The weekend lawn chores may become just a bit easier.  Scotts Miracle-Gro has been given the green light to sell Roundup-ready Kentucky bluegrass without government approval.  The U.S.D.A determined that the genetically modified bluegrass was exempt because the modification did not include plant pests.

Most Roundup-ready crops contain a slice of DNA from a plant virus that acts as a herbicide resistant trigger and falls under the U.S.D.A.’s control over plant pests.  Scott’s genetically modified Kentucky bluegrass was provided herbicide resistance from other plants.  Consequently, no plant pests and no federal regulation.  Via NY Times.

Kentucky bluegrass may be the most popular grass in America as it is readily found in most lawns, golf courses, parks and prairies.  As was with Roundup-ready crops, the Roundup-ready bluegrass will be extremely popular and should cut down on hours of lawn maintenance.  Refusing to declare the genetically modified grass a noxious weed, the U.S.D.A. determined that the genetically modified grass does not pose any greater invasive threat than the conventional version.

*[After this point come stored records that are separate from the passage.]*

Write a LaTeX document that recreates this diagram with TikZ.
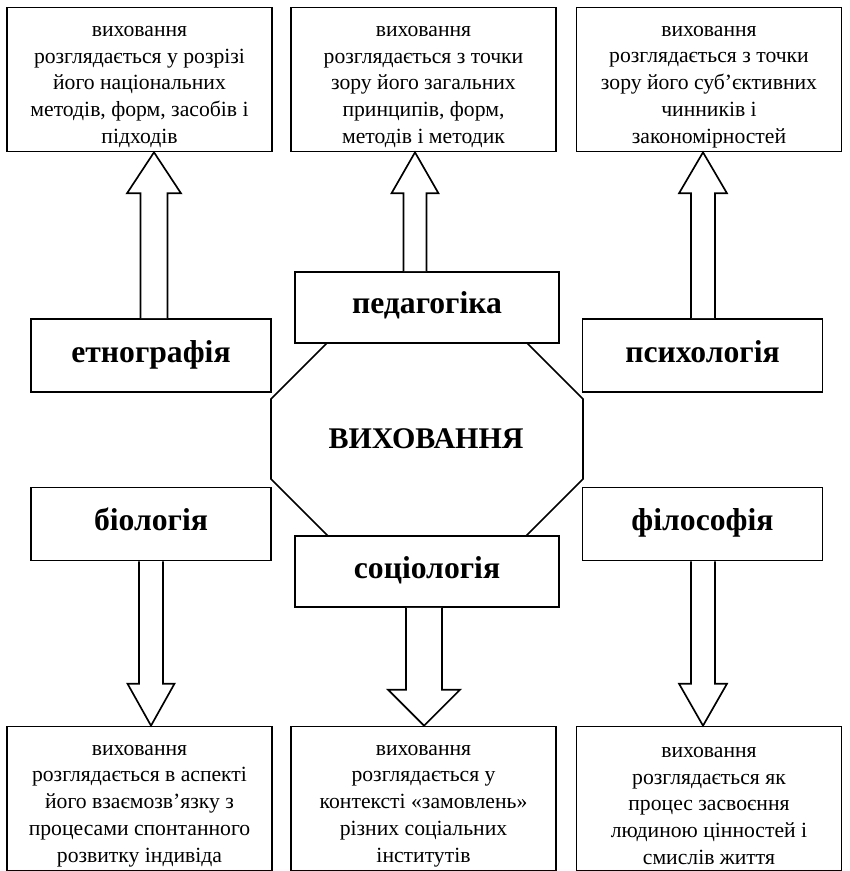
\documentclass[tikz,border=0pt]{standalone}
\usepackage{fontspec}
\setmainfont{Liberation Serif}
\usetikzlibrary{calc}

% hollow block arrow: base, tip, shaft half width, head half width, head length
\newcommand{\blockarrow}[5]{%
  \draw[arrowbody] ($(#1)+(-#3,0)$) -- ($(#2)+(-#3,#5)$) -- ($(#2)+(-#4,#5)$) -- (#2)
    -- ($(#2)+(#4,#5)$) -- ($(#2)+(#3,#5)$) -- ($(#1)+(#3,0)$);}
% extra room above the first line of a box
\newcommand{\topgap}{\rule{0pt}{15pt}}

\begin{document}
\begin{tikzpicture}[x=0.6pt, y=-0.6pt, every node/.style={inner sep=0pt}]
    \tikzstyle{descbox}=[draw, line width=1pt, fill=white, minimum width=159pt, minimum height=86.4pt, align=center, font=\fontsize{13}{16.1}\selectfont]
    \tikzstyle{scibox}=[draw, line width=1pt, fill=white, minimum width=144pt, minimum height=43.8pt, text height=12pt, text depth=4.2pt, font=\fontsize{19}{23}\selectfont\bfseries]
    \tikzstyle{midbox}=[scibox, minimum width=158.4pt, minimum height=42.6pt]
    \tikzstyle{arrowbody}=[line width=1pt, fill=white, line join=miter]
    \useasboundingbox (0,0) rectangle (849,871);

    % centre
    \draw[line width=1pt, fill=white] (370,300) -- (484,300) -- (583,399) -- (583,479) -- (484,578) -- (370,578) -- (271,479) -- (271,399) -- cycle;
    \node[anchor=base, font=\fontsize{18}{22}\selectfont\bfseries] (vykh) at (426,448) {ВИХОВАННЯ};

    % sciences
    \node[scibox] (etno) at (151,355.5) {етнографія};
    \node[midbox] (ped) at (427,307.5) {педагогіка};
    \node[scibox] (psych) at (702.5,355.5) {психологія};
    \node[scibox] (bio) at (151,524) {біологія};
    \node[midbox] (soc) at (427,571.5) {соціологія};
    \node[scibox] (phil) at (702.5,524) {філософія};

    % views
    \node[descbox] (descE) at (139.5,79.5) {\topgap виховання\\розглядається у розрізі\\його національних\\методів, форм, засобів і\\підходів};
    \node[descbox] (descP) at (423.5,79.5) {\topgap виховання\\розглядається з точки\\зору його загальних\\принципів, форм,\\методів і методик};
    \node[descbox] (descPs) at (709,79.5) {\topgap виховання\\розглядається з точки\\зору його суб’єктивних\\чинників і\\закономірностей};
    \node[descbox] (descB) at (139.5,798.5) {\topgap виховання\\розглядається в аспекті\\його взаємозв’язку з\\процесами спонтанного\\розвитку індивіда};
    \node[descbox] (descS) at (423.5,798.5) {\topgap виховання\\розглядається у\\контексті «замовлень»\\різних соціальних\\інститутів};
    \node[descbox] (descF) at (709,798.5) {\topgap виховання\\розглядається як\\процес засвоєння\\людиною цінностей і\\смислів життя};

    % arrows
    \blockarrow{154,0 |- etno.north}{154,0 |- descE.south}{13.5}{27}{41}
    \blockarrow{415,0 |- ped.north}{415,0 |- descP.south}{11.5}{23.5}{41}
    \blockarrow{703,0 |- psych.north}{703,0 |- descPs.south}{12}{24}{41}
    \blockarrow{151,0 |- bio.south}{151,0 |- descB.north}{12}{23.5}{-42}
    \blockarrow{424,0 |- soc.south}{424,0 |- descS.north}{18}{36}{-36}
    \blockarrow{703,0 |- phil.south}{703,0 |- descF.north}{12}{24}{-42}
\end{tikzpicture}
\end{document}
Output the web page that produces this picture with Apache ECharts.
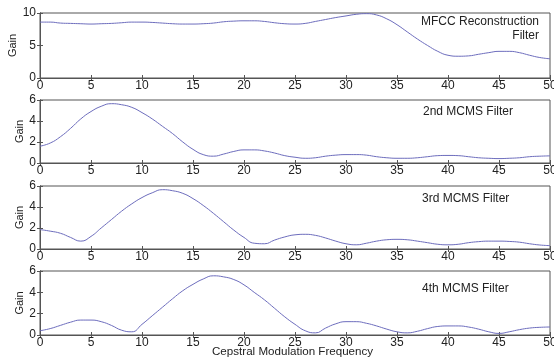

While the exemption may be correct under the current regulations, the anti-GMO and organic crowds are fearful the decision may pave the way for deregulation of other GMO’s.  Bev Hill, from Good Food 4 All points out other potential problems.  For starters, she argues that glyphosphate is one of the leading contaminates of our nation’s waterways, which will worsen given an increase of the pesticide use in lawn care.  Furthermore, extensive use of Roundup will eventually create Roundup-resistant superweeds leading to the application of more toxic pesticides.  Read more.

Whether you are pro-Roundup or anti-Roundup, one does not have to stretch the imagination to consider the potential legal battles with genetically modified grass.  Neighbors on opposite sides of the GMO fence may battle over invasiveness of the grass or even pesticide application.  The organic industry may be affected if pastures grazed upon by organic livestock become tainted with genetically modified bluegrass.  In addition, Bayer’s $750 million dollar settlement with farmers over genetically tainted rice crops, may entice future litigation in this area.  Link to info on settlement here.

In any event it looks like the GMO fight is moving from the fields to the burbs.